An archive, library, gallery or museum exists to be trusted. Researchers, courts, journalists and the public rely on what we hold being a faithful record of the original. In a world where images and documents can be convincingly altered or generated, that trust can no longer be assumed - it has to be demonstrable.

Content credentials let us demonstrate it. Every digitised item can be checked back to the moment of capture, independently and without contacting us. This turns our collection into a verifiable anchor for truth: a fixed point that other people can measure a suspect copy against.

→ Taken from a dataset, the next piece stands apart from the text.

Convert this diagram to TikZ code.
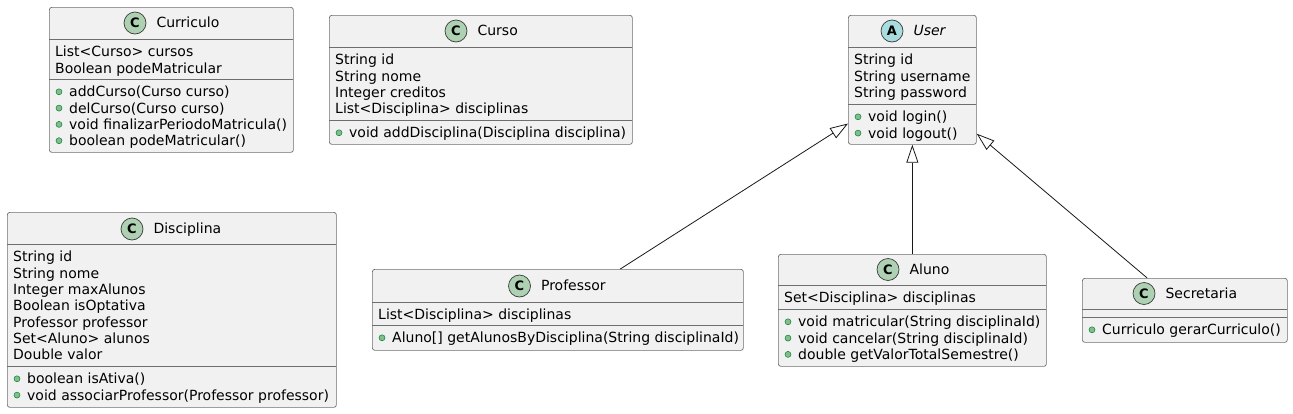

It also protects you. If a file claiming to come from us has been altered, the credential will reveal it. If a file genuinely came from us, the credential will confirm it. Either way you are not left guessing.

How to check

There are three ways to verify, depending on what you have in front of you. You never need an account, and we never see or keep anything you check.

Verify a record

Have a reference or permalink for one of our records? Look it up and confirm its content credentials directly.

Verify a record

Check a file you have

Have a file from anywhere - even one that did not come from us? Upload it and read its content-credentials verdict in plain language. The upload is checked and then discarded.

Check a file

See a full provenance trace

Want the whole story behind a record? Open the record from the verify page to follow its complete provenance trace - every captured file and every signing event, in order.

Start from a record
What a verdict means

Whichever tool you use, the answer comes back as one of three plain results.

Verified

A content credential was found and its seal checks out. The file is exactly as it was when it was created, and it carries our signature. You can rely on it.

Tampered or untrusted

A credential was found but its seal does not check out. The file has been changed since it was credentialled, or it was signed by someone we do not recognise. Treat it with caution.

No content credentials

No credential could be read from the file. This is not an error - it simply means the file carries no provenance to check. It is the normal answer for an ordinary photo or an older scan.

Because this uses the open C2PA standard, you are never limited to our tools - anyone can independently verify one of our content credentials with public C2PA software.